Thanks, Jody. I need to look into CoC ROI.

@Pat Clancy

As @Jody Schnurrenberger said, there are other expenses other than just the mortgage and taxes.  When you factor everything else in, it could be a deal that's not as good as you had originally thought.  

In addition, there's other factors investors look at...  Maybe it's a town that has a lot of crime?  Maybe there's not as many renters in the area?  Maybe there's really a decline of population and no room for appreciation?  My only advice would be since you don't know the area, make sure you do your due diligence.  

Best of luck!

Thanks, Christopher. You're right about due diligence. I plan to visit soon. As far as population, it has been basically the same at 23,000 for over 20 years. Still working on figuring out what the crime rate is like. Definitely more crime than other parts of Maine, but crime in the state of Maine is on a much lighter level than other states it appears.


Lewiston / Auburn (LA locally) can be a tough market. It varies quite a bit from house to house, and employment can be a challenge.  The population has been declining, and like the rest of New England the drug epidemic is present. It has been a refugee resettlement area in the past, but I don't know about that currently. 

Maine, in general, outside of Portland can be a challenge Real Estate wise, mostly due to employment,  or lack of it. With the major paper mills shutting down across the state, is added to the economic slump.

There are some great properties in LA, but they are all cashflow and little to no appreciation. That cashflow is really dependent on the economics with limited employers. Watch your numbers like a hawk. I would increase vacancy and Capex to 12 to 15% and plan on losing 20% to 30% of asset value. I'd also stress test with a similar (or more) drop in cashflow.

Pundits have said for years that LA is done, finished, down and out. It's pretty resilient, and hangs on, but it's up and down.

I know it looks great from Boston,  (it's only 2.5 to 3 hours north) but it might as well be on another planet in every way. 

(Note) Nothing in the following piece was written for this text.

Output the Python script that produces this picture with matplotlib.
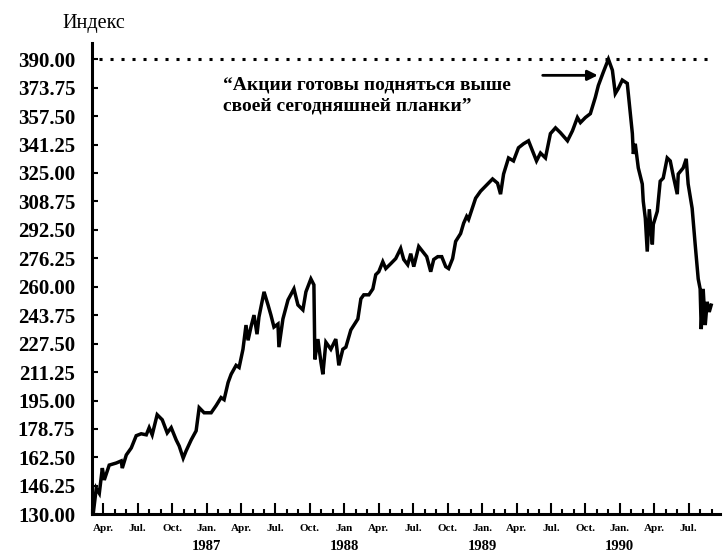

For the record I'm not anti LA. I My first NPN deal was in LA, so I'm familiar with the area. I actually like the cities and find them super interesting, enjoyable and fun. They are their own, unique and fascinating place. That alone demands investor attention to the details.

Good luck!


When I'm looking for quick and easy information on a place, I go to (Sperling's Best Places to Live).  I looked up Auburn, ME and the only thing I saw concerning to me was that other places I've been researching all had home appreciation.  But Auburn had depreciation over the last 10 years.  That seems bad when most other places are going up, but that's me.  (You can find the housing info like that under Housing Stats on the left side.)

One suggestion is to call two or three management companies in the area. I did this with a property I purchased in Augusta. You’ll get a lot of good info through them.

They can tell you right down to the street which areas to avoid, vs what parts of town are better.

You’ll also get a good feel for the management company through this call. Don’t buy the property if you can’t find a PM enthusiastic about managing it.

Perfectly stated @James C.  I have several SFRs in the L/A area.  They are all performing well, but you have to choose wisely in this area.  There are many multis “on sale”, but most of them are not worth the headache.  That said, the rental market in the area has been in the rise the last 12-18 months in large part because Portland and the immediate surrounding areas have priced most renters out of the market so they are pushing north and west of Portland.

Pat - I am happy to provide additional info if I can be helpful.

I purchased and sold a SF in the past year in Auburn.  @James C. is pretty much spot on in his analysis. There are definitely some decent spots and good people there, but the quality of tenants is lower and you should not bank on appreciation. Right now, the economy at large is enjoying a time of low unemployment and increased housing values, which may make places like Auburn look better than it is, but I would guess when/if there is a downturn, the types of tenants you would get would be some of the first on the chopping block when companies look to 'cut costs'. The other challenge, in my experience, is that a lot of the properties are ~80-100 years old and are suffering from deferred maintenance. While this could also represent an opportunity - be realistic in how much more in rent the market can stomach (after fixing up, if you go that route), and review the school district boundaries to identify the best schools in Auburn. 

Also, note that Lewiston and Auburn (known locally as L-A) are about to vote (on Nov 7) on whether or not to combine their cities, in which case things may change for better or worse. 

Bottom line, be sure when you analyze the properties in Auburn you are not just considering cash flow, but also the resale value (assuming depreciation) after your holding period, and expect high maintenance/ CapEx expenses to include covering the costs of heat for the tenants (as many can't afford $100+ swings in monthly expenses, so you are better off paying for it yourself and keeping the rent coming in).

Thank you all for the feedback! What I'm picking up is yes, it is possible to invest successfully in Auburn/Lewiston, just need to do you due diligence. Anyone I ask in person simply says it can't be done. You all have some great insight.